Ostatecznie, po długich miesiącach rehabilitacji, Sondre Ringen podjął trudną decyzję o zakończeniu kariery skokowej. „Minął już ponad rok od poważnego wypadku, który przykuł mnie do łóżka przez większą część 2024 roku. Mój stan zdrowia jest stabilny, ale nadal nie jestem w stanie wrócić do sportu. Dlatego z ciężkim sercem odkładam narty na półkę” – napisał na Instagramie.
Ringen dodał: „Dzięki sportowi znalazłem przyjaciół na całe życie, zarówno w Norwegii, jak i za granicą. Jestem dumny, że mogłem spędzić czas z tą wspaniałą grupą.” Niestety, jego odejście z profesjonalnego skakania to kolejny cios dla norweskich skoków narciarskich, które już wcześniej znalazły się w ogniu krytyki z powodu skandalu dopingowego podczas mistrzostw świata w narciarstwie klasycznym. Zarówno zawodnicy, jak i członkowie sztabu szkoleniowego zostali zawieszeni w swoich obowiązkach, a sytuacja ta rzuciła cień na przyszłość tego sportu w Norwegii.

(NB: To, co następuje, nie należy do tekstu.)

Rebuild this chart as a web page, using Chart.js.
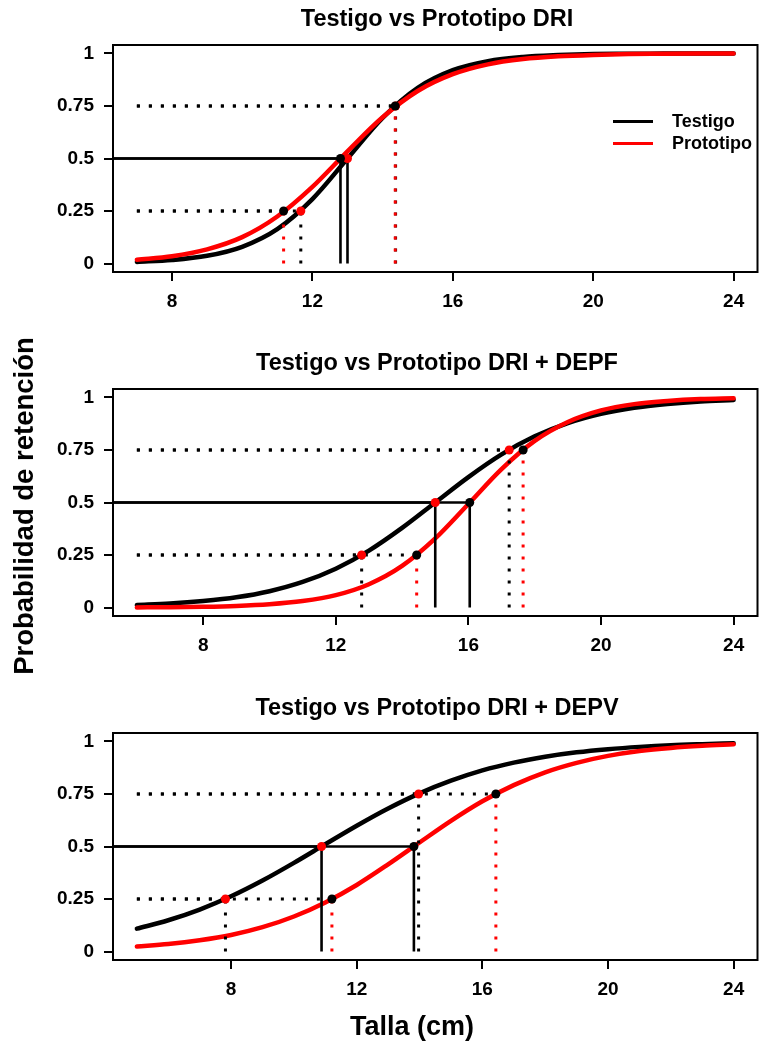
<!DOCTYPE html>
<html lang="es">
<head>
<meta charset="utf-8">
<title>Probabilidad de retención por talla</title>
<script src="https://cdn.jsdelivr.net/npm/chart.js@4.4.1/dist/chart.umd.min.js"></script>
<style>
  html, body { margin: 0; padding: 0; background: #fff; }
  #fig {
    position: relative;
    width: 762px;
    height: 1044px;
    overflow: hidden;
    font-family: "Liberation Sans", Arial, Helvetica, sans-serif;
    font-weight: bold;
    color: #000;
  }
  .panel { position: absolute; left: 0; width: 762px; }
  .panel canvas { display: block; }
  .title {
    position: absolute;
    left: 113px;
    width: 648px;
    height: 28px;
    line-height: 28px;
    text-align: center;
    font-size: 23.5px;
    white-space: nowrap;
  }
  #ylabel {
    position: absolute;
    left: -176px;
    top: 491px;
    width: 400px;
    height: 30px;
    line-height: 30px;
    text-align: center;
    font-size: 27.5px;
    transform: rotate(-90deg);
    white-space: nowrap;
  }
  #xlabel {
    position: absolute;
    left: 262px;
    top: 1011px;
    width: 300px;
    height: 30px;
    line-height: 30px;
    text-align: center;
    font-size: 27px;
  }
  .legend-row { position: absolute; left: 613px; height: 22px; }
  .legend-row .swatch {
    position: absolute; left: 0; top: 10px; width: 40px; height: 3px;
  }
  .legend-row .txt {
    position: absolute; left: 59px; top: 0; line-height: 22px; font-size: 18px;
  }
</style>
</head>
<body>
<div id="fig">
  <div class="panel" style="top:0px"><canvas id="c1" width="762" height="330"></canvas></div>
  <div class="panel" style="top:330px"><canvas id="c2" width="762" height="350"></canvas></div>
  <div class="panel" style="top:680px"><canvas id="c3" width="762" height="364"></canvas></div>

  <div class="title" style="top:4px">Testigo vs Prototipo DRI</div>
  <div class="title" style="top:348px">Testigo vs Prototipo DRI + DEPF</div>
  <div class="title" style="top:693px">Testigo vs Prototipo DRI + DEPV</div>

  <div class="legend-row" style="top:110px">
    <div class="swatch" style="background:#000"></div><div class="txt">Testigo</div>
  </div>
  <div class="legend-row" style="top:132px">
    <div class="swatch" style="background:#ff0000"></div><div class="txt">Prototipo</div>
  </div>

  <div id="ylabel">Probabilidad de retención</div>
  <div id="xlabel">Talla (cm)</div>
</div>

<script>
// Retention probability by length (cm), one pair of curves per gear
const talla1 = [7, 8, 9, 10, 11, 12, 13, 14, 15, 16, 17, 18, 19, 20, 21, 22, 23, 24];
const testigo1 = [0.008, 0.017, 0.037, 0.080, 0.164, 0.307, 0.500, 0.693, 0.836, 0.920,
                  0.963, 0.983, 0.992, 0.997, 0.998, 0.999, 1.000, 1.000];
const prototipo1 = [0.018, 0.035, 0.068, 0.126, 0.224, 0.365, 0.534, 0.696, 0.821, 0.901,
                    0.948, 0.973, 0.986, 0.993, 0.997, 0.998, 0.999, 1.000];

const talla2 = [6, 7, 8, 9, 10, 11, 12, 13, 14, 15, 16, 17, 18, 19, 20, 21, 22, 23, 24];
const testigo2 = [0.012, 0.019, 0.031, 0.049, 0.078, 0.122, 0.185, 0.271, 0.379, 0.500,
                  0.621, 0.729, 0.815, 0.878, 0.922, 0.951, 0.969, 0.981, 0.988];
const prototipo2 = [0.001, 0.002, 0.004, 0.008, 0.016, 0.031, 0.059, 0.111, 0.198, 0.329,
                    0.493, 0.659, 0.793, 0.883, 0.938, 0.968, 0.983, 0.992, 0.996];

const talla3 = [5, 6, 7, 8, 9, 10, 11, 12, 13, 14, 15, 16, 17, 18, 19, 20, 21, 22, 23, 24];
const testigo3 = [0.109, 0.149, 0.200, 0.263, 0.338, 0.422, 0.511, 0.599, 0.681, 0.753,
                  0.813, 0.862, 0.899, 0.927, 0.948, 0.963, 0.974, 0.982, 0.987, 0.991];
const prototipo3 = [0.024, 0.036, 0.054, 0.079, 0.116, 0.167, 0.234, 0.317, 0.415, 0.519,
                    0.622, 0.715, 0.792, 0.853, 0.898, 0.931, 0.954, 0.969, 0.979, 0.986];

// L25, L50, L75 for each curve
const probLevels = [0.25, 0.5, 0.75];
const lTestigo1 = [11.67, 13.0, 14.37];
const lPrototipo1 = [11.18, 12.8, 14.36];
const lTestigo2 = [12.78, 15.0, 17.23];
const lPrototipo2 = [14.44, 16.04, 17.65];
const lTestigo3 = [7.82, 10.88, 13.97];
const lPrototipo3 = [11.21, 13.82, 16.43];

const xTicks = [8, 12, 16, 20, 24];
const yTicks = [0, 0.25, 0.5, 0.75, 1];

const BLACK = "#000000";
const RED = "#ff0000";
const FONT = "'Liberation Sans', Arial, Helvetica, sans-serif";

// full frame around the plotting region, like base R graphics
const boxPlugin = {
  id: "box",
  afterDraw(chart) {
    const { ctx, chartArea: a } = chart;
    ctx.save();
    ctx.strokeStyle = BLACK;
    ctx.lineWidth = 2;
    ctx.strokeRect(a.left, a.top, a.right - a.left, a.bottom - a.top);
    ctx.restore();
  },
};

function toPoints(xs, ys) {
  return xs.map((x, i) => ({ x: x, y: ys[i] }));
}

function makePanel(id, talla, testigo, prototipo, lTest, lProt, padTop, axisHeight) {
  // R-style 4% extension of the x range
  const span = talla[talla.length - 1] - talla[0];
  const xMin = talla[0] - 0.04 * span;
  const xMax = talla[talla.length - 1] + 0.04 * span;

  const datasets = [
    {
      label: "Testigo",
      data: toPoints(talla, testigo),
      borderColor: BLACK,
      borderWidth: 4.5,
      borderCapStyle: "round",
      pointRadius: 0,
      cubicInterpolationMode: "monotone",
      order: 31,
    },
    {
      label: "Prototipo",
      data: toPoints(talla, prototipo),
      borderColor: RED,
      borderWidth: 4.5,
      borderCapStyle: "round",
      pointRadius: 0,
      cubicInterpolationMode: "monotone",
      order: 30,
    },
  ];

  // reference segments: horizontal in black, verticals dotted in the curve colour,
  // solid black at 0.5
  [[lTest, BLACK, 21], [lProt, RED, 20]].forEach(([ls, col, ord]) => {
    ls.forEach((L, k) => {
      const p = probLevels[k];
      const solid = p === 0.5;
      datasets.push({
        data: [{ x: solid ? xMin - 1 : talla[0], y: p }, { x: L, y: p }],
        borderColor: BLACK,
        borderWidth: solid ? 2.6 : 3,
        borderDash: solid ? [] : [3, 9],
        pointRadius: 0,
        order: ord,
      });
      datasets.push({
        data: [{ x: L, y: 0 }, { x: L, y: p }],
        borderColor: solid ? BLACK : col,
        borderWidth: solid ? 2.6 : 3,
        borderDash: solid ? [] : [3, 9],
        pointRadius: 0,
        order: ord,
      });
    });
  });

  // markers at L25/L50/L75
  datasets.push({
    data: lTest.map((L, k) => ({ x: L, y: probLevels[k] })),
    showLine: false,
    pointRadius: 4.5,
    pointBorderWidth: 0,
    pointBackgroundColor: RED,
    order: 11,
  });
  datasets.push({
    data: lProt.map((L, k) => ({ x: L, y: probLevels[k] })),
    showLine: false,
    pointRadius: 4.5,
    pointBorderWidth: 0,
    pointBackgroundColor: BLACK,
    order: 10,
  });

  const tickFont = { family: FONT, size: 19, weight: "bold" };

  new Chart(document.getElementById(id), {
    type: "line",
    data: { datasets: datasets },
    options: {
      responsive: false,
      animation: false,
      devicePixelRatio: 1,
      events: [],
      layout: { padding: { top: padTop, right: 1, left: 0, bottom: 0 } },
      plugins: { legend: { display: false }, tooltip: { enabled: false } },
      scales: {
        x: {
          type: "linear",
          min: xMin,
          max: xMax,
          afterBuildTicks: (s) => {
            s.ticks = xTicks.map((v) => ({ value: v }));
          },
          afterFit: (s) => {
            s.height = axisHeight;
          },
          grid: {
            drawOnChartArea: false,
            drawTicks: true,
            tickLength: 9,
            color: BLACK,
            lineWidth: 2,
          },
          border: { display: false },
          ticks: {
            color: BLACK,
            font: tickFont,
            padding: 9,
            maxRotation: 0,
            autoSkip: false,
            callback: (v) => String(v),
          },
        },
        y: {
          type: "linear",
          min: -0.04,
          max: 1.04,
          afterBuildTicks: (s) => {
            s.ticks = yTicks.map((v) => ({ value: v }));
          },
          afterFit: (s) => {
            s.width = 113;
          },
          grid: {
            drawOnChartArea: false,
            drawTicks: true,
            tickLength: 9,
            color: BLACK,
            lineWidth: 2,
          },
          border: { display: false },
          ticks: {
            color: BLACK,
            font: tickFont,
            padding: 10,
            autoSkip: false,
            callback: (v) => String(v),
          },
        },
      },
    },
    plugins: [boxPlugin],
  });
}

makePanel("c1", talla1, testigo1, prototipo1, lTestigo1, lPrototipo1, 45, 58);
makePanel("c2", talla2, testigo2, prototipo2, lTestigo2, lPrototipo2, 59, 64);
makePanel("c3", talla3, testigo3, prototipo3, lTestigo3, lPrototipo3, 53, 84);
</script>
</body>
</html>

Sondre Ringen, mający zaledwie 28 lat, jest przykładem na to, jak nieprzewidywalny może być sport wyczynowy. Jego historia jest nie tylko tragiczną opowieścią o utraconych marzeniach, ale także przypomnieniem, że zdrowie jest najważniejsze. W obliczu kryzysu, Norwegowie będą musieli stawić czoła nie tylko wyzwaniom zdrowotnym skoczków, ale również potrzebie odbudowy zaufania po kontrowersjach, które dotknęły ten daleko idący sport.